Rather than traveling on a smooth, high-speed interstate with nice, comfortable rest stops along the way, my journey with Jesus has been more like hitchhiking the local side roads of real life, complete with confusing or missing road signs, potholes, occasional detours, unexpected discoveries and surprises, hidden places of interest, love, beauty, enjoyment and of course, adversity… As I’ve traveled I’ve found that a key to living well is handling adversity.
Probably the number one most important thing I’ve learned about adversity is that it’s unavoidable. Inevitable. Jesus said, “In this world you will have trouble…” Paul cautioned, “When (not if) the day of evil comes.” Peter wrote that we shouldn’t be taken aback when adversity hits “as though something unusual were happening to you”, because its not. Adversity will be a part of your life no matter how much you may try to shelter or protect yourself from it. Adversity is never far from our door, whether it’s divorce, sickness, the death of a loved one, the loss of a job, a demotion or dealing with something that has not turned out the way you hoped it would. We all suffer adversity. I don’t enjoy hard times but I’m not shocked or surprised by them. That’s because I don’t expect life to be fair. I expect adversity to be just as much a part of life as happiness. It’s programmed into it. To be human and live in this world is to experience both time and time again. Job, something of an expert on adversity said, “Yet man is born to trouble as surely as sparks fly upward.” (Job 5:7,NIV)

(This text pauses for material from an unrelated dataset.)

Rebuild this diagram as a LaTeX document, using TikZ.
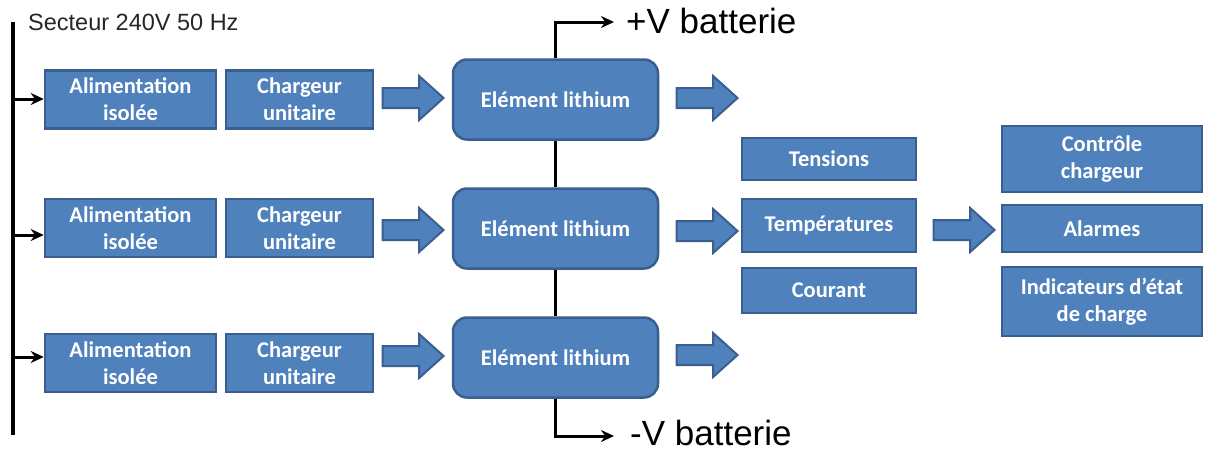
\documentclass[tikz,border=0pt]{standalone}
\usepackage{fontspec}
\setmainfont{Liberation Sans}
\newfontfamily\boxfont{Carlito}
\usetikzlibrary{arrows.meta,shapes.arrows}
\definecolor{blu}{HTML}{4F81BD}
\definecolor{bdr}{HTML}{3A5F8E}
\tikzset{
  blk/.style={draw=bdr, line width=2.5pt, fill=blu, text=white,
    font=\boxfont\bfseries\fontsize{22.5}{27}\selectfont, align=center, inner sep=0pt},
  elem/.style={blk, rounded corners=14pt, minimum width=205pt, minimum height=80pt},
  ali/.style={blk, minimum width=171pt, minimum height=58pt},
  chg/.style={blk, minimum width=147pt, minimum height=58pt},
  mid/.style={blk, minimum width=174pt},
  rgt/.style={blk, minimum width=200pt},
  barrow/.style={single arrow, draw=bdr, fill=blu, line width=2pt,
    minimum height=61pt, inner xsep=0pt, inner ysep=9pt,
    single arrow head extend=12pt, single arrow tip angle=84, single arrow head indent=0pt},
  wire/.style={line width=3pt, black},
  feed/.style={line width=3pt, black, -{Stealth[length=13pt,width=12pt]}},
  big/.style={font=\fontsize{35}{40}\selectfont, inner sep=0pt},
}
\begin{document}
\begin{tikzpicture}[x=1pt,y=-1pt]
\useasboundingbox (0,0) rectangle (1211,450);
% bus
\coordinate (bt) at (13,22);
\coordinate (bb) at (13,435);
\draw[wire, line width=3.5pt] (bt) -- (bb);
\node[anchor=base west, inner sep=0pt, font=\fontsize{23.5}{26}\selectfont, text=black!85] (sect) at (28,30) {Secteur 240V 50 Hz};
% rows
\foreach \i/\y/\ya/\yb/\yf in {1/99.5/98/98/99, 2/228/230/231/235, 3/363/356/355/357}{
  \node[ali] (a\i) at (130.5,\y) {Alimentation\\isolée};
  \node[chg] (c\i) at (299.5,\y) {Chargeur\\unitaire};
  \coordinate (f\i) at (13,\yf);
  \draw[feed] (f\i) -- (a\i.west |- f\i);
  \node[barrow] (p\i) at (407.5,\ya) {};
  \node[barrow] (q\i) at (701.5,\yb) {};
}
\node[elem] (e1) at (555.5,99.5) {Elément lithium};
\node[elem] (e2) at (555.5,228.5) {Elément lithium};
\node[elem] (e3) at (555.5,357.5) {Elément lithium};
\draw[wire] (e1.south) -- (e2.north);
\draw[wire] (e2.south) -- (e3.north);
% battery terminals
\coordinate (vp) at (614,22);
\coordinate (vm) at (614,436);
\draw[feed] (e1.north) |- (vp);
\draw[feed] (e3.south) |- (vm);
\node[big, anchor=base west] (tp) at (626,33) {+V batterie};
\node[big, anchor=base west] (tm) at (630,445) {-V batterie};
% measurements
\node[mid, minimum height=42pt] (ten) at (829,159) {Tensions};
\node[mid, minimum height=53pt] (tem) at (829,225.5) {Températures};
\node[mid, minimum height=45pt] (cou) at (829,290.5) {Courant};
\node[barrow] (r) at (958.5,230) {};
\node[rgt, minimum height=66pt] (ctl) at (1102,159) {Contrôle\\chargeur};
\node[rgt, minimum height=47pt] (alm) at (1102,228.5) {Alarmes};
\node[rgt, minimum height=69pt] (ind) at (1102,301.5) {Indicateurs d’état\\de charge};
\end{tikzpicture}
\end{document}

But we’re not helpless. Cervantes famous hero Don Quixote proclaimed, “Forewarned, forearmed; to be prepared is half the victory”. In other words, those who know that something is coming are better equipped to face it than those who don’t know. I can’t know when, where or how adversity will come, but I know it will. I’m not paranoid. I don’t walk around with a dark cloud hanging over my head. It doesn’t prevent me from experiencing joy and satisfaction either. It’s just that I expect adversity to be part of my life. And because I expect it I’m better prepared to handle it. Being forewarned helps me overcome the fear and anger I experience with courage and confidence. Being aware that difficulties are inevitable helps build the basic, most important internal resource necessary to facing hard times and living well nevertheless: trusting God. When it comes down to it, trusting God and hanging in there when I’m under fire in large part depends on my expectations.
Since I expect adversity from time to time I also expect God’s help. This brings me hope amid adversity. Hope is like being fitted with heavy-duty shock absorbers for the road of life. I believe God’s promises so I expect he’ll only allow as much adversity as I can handle. I also expect God to use it as a training ground out of which to bring good. And though adversity may last a lifetime, I don’t expect it to last forever. One day the training will be over and at last, because I expect God to keep his promises, I will be a mature and complete human being like Jesus. And as I’ve hitchhiked the roads of life following Jesus, more often than not these expectations have made it possible for me to face whatever adversity has come my way with courage and patience.